Without skipping a beat, Father Luke rubbed his belly for good and touched his cheek to show “good day” and rubbed his nose and touched his cheek for “bad day.”
A monastery should be peaceful, so people are not distracted, he said.
“When you are praying or walking, you want silence. It is not a law. It is a gift of God. If you don’t know silence, then you have difficulty in praying. You learn. After you learn to be silent then you live a better life of peace and quiet,” he said.
The outside world never had much of an appeal for him. But once as a young monk, he was determined to leave and told his mother to expect him. But he remained after a change of heart. He lived his life within the walls of the monastery, and it taught him a gentle side of God.
“God isn’t picky-choosy like we are,” he said. “God takes everything you give him because God is love.”
He encouraged his visitors to “pray for everything and use your own words.”
Living in the company of monks cultivated in Father Luke an openness to serving the community’s needs before his own.
A factory laborer after graduating from high school, Father Luke set out to live as a brother and perform manual labor. However, a superior told him to get an education to become a priest.
It was the first of many times he was asked to imagine different goals for himself. He served as the abbot’s secretary for years, despite asking instead to fill wheelbarrows during the monastery construction.
Then he became responsible for the monks’ distinctive habits.
“I didn’t know what a stitch looked like,” he joked.

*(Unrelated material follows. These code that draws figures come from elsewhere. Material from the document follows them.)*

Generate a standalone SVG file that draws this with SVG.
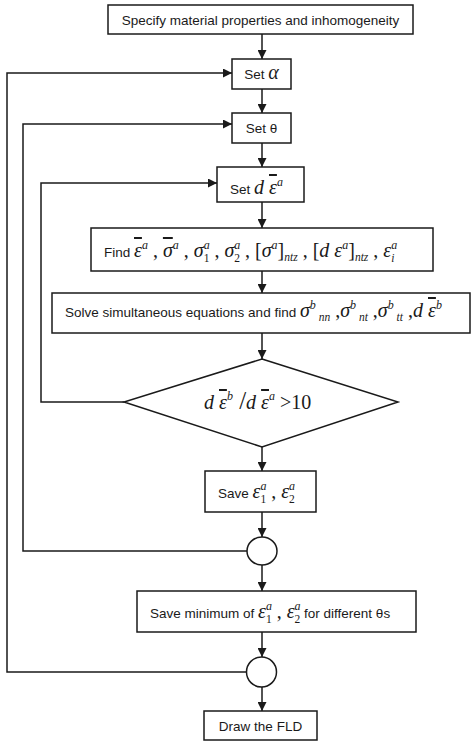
<svg xmlns="http://www.w3.org/2000/svg" width="474" height="743" viewBox="0 0 474 743">
<style>
.box{fill:#fff;stroke:#1a1a1a;stroke-width:1.5}
.ln{fill:none;stroke:#1a1a1a;stroke-width:1.5}
.s{font-family:"Liberation Sans",Arial,sans-serif;font-size:13.5px;fill:#1a1a1a;font-style:normal}
.m{font-family:"Liberation Serif","Times New Roman",serif;font-size:20px;fill:#1a1a1a}
.it{font-style:italic}
.ov{font-style:italic;text-decoration:overline}
.sp{font-size:12px;font-style:italic}
.sb{font-size:11.5px}
.sbi{font-size:11.5px;font-style:italic}
</style>
<defs>
<marker id="ah" markerUnits="userSpaceOnUse" markerWidth="9" markerHeight="9" refX="9" refY="4.5" orient="auto">
<path d="M0,0 L9,4.5 L0,9 z" fill="#1a1a1a"/>
</marker>
</defs>
<rect width="474" height="743" fill="#fff"/>
<g id="connectors">
<line class="ln" x1="262" y1="34" x2="262" y2="59" marker-end="url(#ah)"/>
<line class="ln" x1="262" y1="89" x2="262" y2="113" marker-end="url(#ah)"/>
<line class="ln" x1="262" y1="143" x2="262" y2="167" marker-end="url(#ah)"/>
<line class="ln" x1="262" y1="202" x2="262" y2="228" marker-end="url(#ah)"/>
<line class="ln" x1="262" y1="271" x2="262" y2="293" marker-end="url(#ah)"/>
<line class="ln" x1="262" y1="333" x2="262" y2="359" marker-end="url(#ah)"/>
<line class="ln" x1="262" y1="447" x2="262" y2="471" marker-end="url(#ah)"/>
<line class="ln" x1="262" y1="512" x2="262" y2="537" marker-end="url(#ah)"/>
<line class="ln" x1="262" y1="565" x2="262" y2="591" marker-end="url(#ah)"/>
<line class="ln" x1="262" y1="632" x2="262" y2="657" marker-end="url(#ah)"/>
<line class="ln" x1="262" y1="687" x2="262" y2="711" marker-end="url(#ah)"/>
<polyline class="ln" points="124,402 41,402 41,183 217,183" marker-end="url(#ah)"/>
<polyline class="ln" points="247,551 23,551 23,124 232,124" marker-end="url(#ah)"/>
<polyline class="ln" points="247,672 7,672 7,73 232,73" marker-end="url(#ah)"/>
</g>
<g id="n1">
<rect class="box" x="108" y="5" width="305" height="29"/>
<text class="s" x="260.5" y="24.5" text-anchor="middle">Specify material properties and inhomogeneity</text>
</g>
<g id="n2">
<rect class="box" x="232" y="59" width="59" height="30"/>
<text class="s" x="261.5" y="79" text-anchor="middle">Set <tspan class="m it" font-size="15px">α</tspan></text>
</g>
<g id="n3">
<rect class="box" x="232" y="113" width="59" height="30"/>
<text class="s" x="261.5" y="133" text-anchor="middle">Set θ</text>
</g>
<g id="n4">
<rect class="box" x="217" y="167" width="87" height="35"/>
<text class="s" x="230" y="194">Set <tspan class="m it" font-size="22px">d </tspan><tspan class="m ov" font-size="22px">ε</tspan><tspan class="m sp" dy="-8">a</tspan></text>
</g>
<g id="n5">
<rect class="box" x="91" y="228" width="342" height="43"/>
<text class="m" x="104" y="257"><tspan class="s">Find </tspan><tspan class="ov">ε</tspan><tspan class="sp" dy="-8">a</tspan><tspan dy="8"> , </tspan><tspan class="ov">σ</tspan><tspan class="sp" dy="-8">a</tspan><tspan dy="8"> , </tspan><tspan class="it">σ</tspan><tspan class="sp" dy="-8.5">a</tspan><tspan class="sb" dx="-6" dy="13">1</tspan><tspan dy="-4.5"> , </tspan><tspan class="it">σ</tspan><tspan class="sp" dy="-8.5">a</tspan><tspan class="sb" dx="-6" dy="13">2</tspan><tspan dy="-4.5"> , [</tspan><tspan class="it">σ</tspan><tspan class="sp" dy="-8">a</tspan><tspan dy="8">]</tspan><tspan class="sbi" dy="4">ntz</tspan><tspan dy="-4"> , [</tspan><tspan class="it">d ε</tspan><tspan class="sp" dy="-8">a</tspan><tspan dy="8">]</tspan><tspan class="sbi" dy="4">ntz</tspan><tspan dy="-4"> , </tspan><tspan class="it">ε</tspan><tspan class="sp" dy="-8.5">a</tspan><tspan class="sbi" dx="-6" dy="13">i</tspan></text>
</g>
<g id="n6">
<rect class="box" x="52" y="293" width="418" height="40"/>
<text class="m" x="65" y="317"><tspan class="s">Solve simultaneous equations and find </tspan><tspan class="it"> σ</tspan><tspan class="sp" dy="-8">b</tspan><tspan class="sbi" dy="12"> nn</tspan><tspan dy="-4"> ,</tspan><tspan class="it">σ</tspan><tspan class="sp" dy="-8">b</tspan><tspan class="sbi" dy="12"> nt</tspan><tspan dy="-4"> ,</tspan><tspan class="it">σ</tspan><tspan class="sp" dy="-8">b</tspan><tspan class="sbi" dy="12"> tt</tspan><tspan dy="-4"> ,</tspan><tspan class="it">d </tspan><tspan class="ov">ε</tspan><tspan class="sp" dy="-8">b</tspan></text>
</g>
<g id="n7">
<polygon class="box" points="262,359 398,402 262,447 124,402"/>
<text class="m" x="204" y="409" font-size="22px"><tspan class="it">d </tspan><tspan class="ov">ε</tspan><tspan class="sp" dy="-9" font-size="13px">b</tspan><tspan dy="9" font-size="25px"> /</tspan><tspan class="it">d </tspan><tspan class="ov">ε</tspan><tspan class="sp" dy="-9" font-size="13px">a</tspan><tspan dy="9"> &gt;10</tspan></text>
</g>
<g id="n8">
<rect class="box" x="205" y="471" width="111" height="41"/>
<text class="m" x="218" y="498"><tspan class="s">Save </tspan><tspan class="it">ε</tspan><tspan class="sp" dy="-8.5">a</tspan><tspan class="sb" dx="-6" dy="13">1</tspan><tspan dy="-4.5"> , </tspan><tspan class="it">ε</tspan><tspan class="sp" dy="-8.5">a</tspan><tspan class="sb" dx="-6" dy="13">2</tspan></text>
</g>
<g id="n9">
<ellipse class="box" cx="262" cy="551" rx="15" ry="14"/>
</g>
<g id="n10">
<rect class="box" x="137" y="591" width="279" height="41"/>
<text class="m" x="150" y="618"><tspan class="s">Save minimum of </tspan><tspan class="it">ε</tspan><tspan class="sp" dy="-8.5">a</tspan><tspan class="sb" dx="-6" dy="13">1</tspan><tspan dy="-4.5"> , </tspan><tspan class="it">ε</tspan><tspan class="sp" dy="-8.5">a</tspan><tspan class="sb" dx="-6" dy="13">2</tspan><tspan class="s" dy="-4.5"> for different θs</tspan></text>
</g>
<g id="n11">
<ellipse class="box" cx="261.5" cy="672" rx="15" ry="15"/>
</g>
<g id="n12">
<rect class="box" x="204" y="711" width="113" height="29"/>
<text class="s" x="260.5" y="730.5" text-anchor="middle">Draw the FLD</text>
</g>
</svg>
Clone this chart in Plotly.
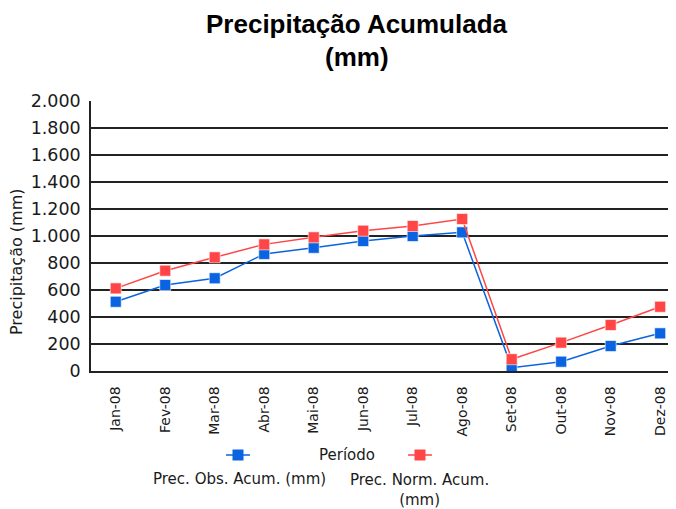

But he took up the assignment on faith. For more than 50 years, Father Luke was the only tailor for the scores of men. He stitched the white habits, the black scapulars and anything else that needed to be mended.
In the large third-floor room where he sews, every table surface and cubbyhole is filled with odds and ends. Father Luke calls the place a “junkyard” and promises it’ll get clean.
He knows the ebb and flow that accompanies his work, such as the rush of requests for new habits or for old ones to be tidied up when men make their vows.
Knowing that he was the only monk trained in what he calls the “sew-sew” trade, Father Luke planned ahead. He rushed in June to finish scores of habits and scapulars before he gave up working at the 80-year-old Singer sewing machine.
Now, he teaches an apprentice, Brother Giovanni dell Croce, the craft of sewing stitches, making pockets and hemming garments.
“I’m content. The point is I am just a person who is a monk,” he said. “I am just like you people. We have to learn gradually what life is all about. It takes time.”